Introduction
The only reason to study philosophy is to become a better person.
Anything else, as Nietzsche said, is merely a “critique of words by
means of other words.”
No school of thought believed this—in the power of deeds over ideas—
more than Stoicism, an ancient philosophy that dates to Greece in the third
century BC.
It was Seneca, a Stoic philosopher of the Roman era, far removed from
the academy, who would say quite bluntly that there was no other purpose
to reading and study if not to live a happy life.
Yet this is not the role philosophy plays in the modern world. Today it’s
about what smart people say, what big words they use, what paradoxes and
riddles they can baffle us with.
No wonder we dismiss it as impractical.

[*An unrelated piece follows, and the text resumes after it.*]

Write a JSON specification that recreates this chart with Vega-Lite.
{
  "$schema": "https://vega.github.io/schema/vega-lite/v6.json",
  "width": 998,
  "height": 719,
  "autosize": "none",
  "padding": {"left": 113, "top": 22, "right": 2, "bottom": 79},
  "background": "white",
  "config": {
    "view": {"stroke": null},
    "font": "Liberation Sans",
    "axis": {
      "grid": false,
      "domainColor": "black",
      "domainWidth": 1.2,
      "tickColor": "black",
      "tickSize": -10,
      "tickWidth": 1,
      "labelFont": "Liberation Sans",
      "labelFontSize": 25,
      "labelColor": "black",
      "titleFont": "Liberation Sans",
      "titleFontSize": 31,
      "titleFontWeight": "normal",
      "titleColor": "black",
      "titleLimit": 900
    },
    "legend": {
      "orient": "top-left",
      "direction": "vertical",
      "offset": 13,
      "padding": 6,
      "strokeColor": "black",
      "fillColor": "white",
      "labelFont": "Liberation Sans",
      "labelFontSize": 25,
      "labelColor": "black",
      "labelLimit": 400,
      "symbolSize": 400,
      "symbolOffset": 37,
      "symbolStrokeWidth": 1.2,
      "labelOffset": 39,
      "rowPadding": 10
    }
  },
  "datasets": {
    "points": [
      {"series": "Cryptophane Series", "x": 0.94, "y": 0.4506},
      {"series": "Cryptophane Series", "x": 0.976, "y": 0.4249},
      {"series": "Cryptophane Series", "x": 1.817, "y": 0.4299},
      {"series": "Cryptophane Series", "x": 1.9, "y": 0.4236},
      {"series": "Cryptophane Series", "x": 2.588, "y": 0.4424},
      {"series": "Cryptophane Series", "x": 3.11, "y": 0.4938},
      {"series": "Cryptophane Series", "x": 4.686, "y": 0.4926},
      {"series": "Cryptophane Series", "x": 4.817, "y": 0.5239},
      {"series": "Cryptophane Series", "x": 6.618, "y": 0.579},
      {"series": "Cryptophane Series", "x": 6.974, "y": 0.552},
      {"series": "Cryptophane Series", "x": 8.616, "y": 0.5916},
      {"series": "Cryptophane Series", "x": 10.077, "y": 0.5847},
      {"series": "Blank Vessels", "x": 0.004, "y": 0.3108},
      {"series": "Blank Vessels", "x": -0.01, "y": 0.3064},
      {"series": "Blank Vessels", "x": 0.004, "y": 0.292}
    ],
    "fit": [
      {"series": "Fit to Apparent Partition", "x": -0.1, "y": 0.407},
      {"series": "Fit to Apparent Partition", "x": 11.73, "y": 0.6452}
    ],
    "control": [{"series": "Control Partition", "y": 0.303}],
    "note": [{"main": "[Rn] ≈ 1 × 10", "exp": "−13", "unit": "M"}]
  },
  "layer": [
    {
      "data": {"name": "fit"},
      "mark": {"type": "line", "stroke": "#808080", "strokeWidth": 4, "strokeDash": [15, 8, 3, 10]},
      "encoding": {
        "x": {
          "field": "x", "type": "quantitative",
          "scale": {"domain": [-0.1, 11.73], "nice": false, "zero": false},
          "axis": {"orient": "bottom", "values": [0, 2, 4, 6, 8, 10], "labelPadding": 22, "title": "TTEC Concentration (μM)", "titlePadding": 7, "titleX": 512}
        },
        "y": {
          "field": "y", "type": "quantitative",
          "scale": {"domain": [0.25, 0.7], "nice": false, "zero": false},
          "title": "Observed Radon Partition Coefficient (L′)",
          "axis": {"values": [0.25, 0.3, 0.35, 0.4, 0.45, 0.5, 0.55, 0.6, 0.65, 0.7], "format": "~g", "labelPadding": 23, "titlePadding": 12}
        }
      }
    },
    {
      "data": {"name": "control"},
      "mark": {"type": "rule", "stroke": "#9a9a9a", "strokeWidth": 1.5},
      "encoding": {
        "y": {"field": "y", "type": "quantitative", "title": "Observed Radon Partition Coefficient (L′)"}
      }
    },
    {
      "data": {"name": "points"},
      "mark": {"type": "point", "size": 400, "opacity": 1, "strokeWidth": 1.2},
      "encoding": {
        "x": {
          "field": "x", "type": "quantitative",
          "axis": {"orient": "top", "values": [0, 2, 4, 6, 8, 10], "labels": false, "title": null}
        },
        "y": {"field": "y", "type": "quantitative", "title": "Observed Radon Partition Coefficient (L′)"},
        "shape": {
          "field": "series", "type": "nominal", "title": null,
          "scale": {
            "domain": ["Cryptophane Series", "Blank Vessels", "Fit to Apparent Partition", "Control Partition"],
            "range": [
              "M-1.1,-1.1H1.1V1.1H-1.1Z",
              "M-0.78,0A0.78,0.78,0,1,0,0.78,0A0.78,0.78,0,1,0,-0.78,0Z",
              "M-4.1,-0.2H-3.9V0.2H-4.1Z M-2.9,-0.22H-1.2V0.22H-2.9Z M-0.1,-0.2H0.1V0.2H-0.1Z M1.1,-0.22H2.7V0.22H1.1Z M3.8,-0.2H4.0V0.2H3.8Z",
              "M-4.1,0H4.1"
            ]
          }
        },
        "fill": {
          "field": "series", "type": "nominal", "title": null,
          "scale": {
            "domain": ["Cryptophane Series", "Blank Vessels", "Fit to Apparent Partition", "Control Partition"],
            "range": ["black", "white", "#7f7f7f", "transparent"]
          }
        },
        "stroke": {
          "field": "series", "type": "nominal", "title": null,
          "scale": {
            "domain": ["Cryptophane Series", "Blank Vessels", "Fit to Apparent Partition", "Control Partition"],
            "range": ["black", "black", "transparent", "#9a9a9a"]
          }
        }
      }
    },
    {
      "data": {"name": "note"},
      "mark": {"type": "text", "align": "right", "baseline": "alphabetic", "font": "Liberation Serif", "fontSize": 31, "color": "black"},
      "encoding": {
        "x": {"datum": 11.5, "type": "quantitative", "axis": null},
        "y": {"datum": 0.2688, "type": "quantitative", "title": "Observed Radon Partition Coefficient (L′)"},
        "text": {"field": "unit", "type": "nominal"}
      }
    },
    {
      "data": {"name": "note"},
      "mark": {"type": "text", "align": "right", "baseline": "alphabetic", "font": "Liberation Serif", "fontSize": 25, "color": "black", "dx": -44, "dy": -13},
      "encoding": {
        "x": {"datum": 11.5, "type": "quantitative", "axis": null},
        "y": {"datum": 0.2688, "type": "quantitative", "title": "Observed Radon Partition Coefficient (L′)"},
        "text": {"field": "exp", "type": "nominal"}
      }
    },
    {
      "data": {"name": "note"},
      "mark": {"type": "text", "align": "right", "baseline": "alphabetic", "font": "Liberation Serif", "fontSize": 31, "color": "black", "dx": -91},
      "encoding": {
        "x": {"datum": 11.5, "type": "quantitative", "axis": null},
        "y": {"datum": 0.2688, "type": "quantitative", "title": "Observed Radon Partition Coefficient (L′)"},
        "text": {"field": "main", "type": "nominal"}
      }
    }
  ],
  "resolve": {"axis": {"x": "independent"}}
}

It is!
This book will be about a different and far more accessible type of
wisdom, the kind that comes from people like Seneca, a man who served
his country at the highest levels, endured exile and loss, struggled with
ambition and personal flaws, and ultimately died tragically and heroically
trying to make good on his theories. Unlike the so-called “pen-and-ink
philosophers,” as the type was derisively known even two thousand years
ago, the Stoics were most concerned with how one lived. The choices you
made, the causes you served, the principles you adhered to in the face of
adversity. They cared about what you did, not what you said.
Their philosophy, the one that we need today more than ever, was a
philosophy not of ephemeral ideas but of action. Its four virtues are simple
and straightforward: Courage. Temperance. Justice. Wisdom.
It should not surprise us then that we can learn just as much from the
Stoics’ lived experiences (their works) as we can from their philosophical
writings (their words). The wisdom offered by Cato the Younger’s
published works is scant—as a lifelong public servant, he was too busy in
office and in battle to write down more than a few sentences.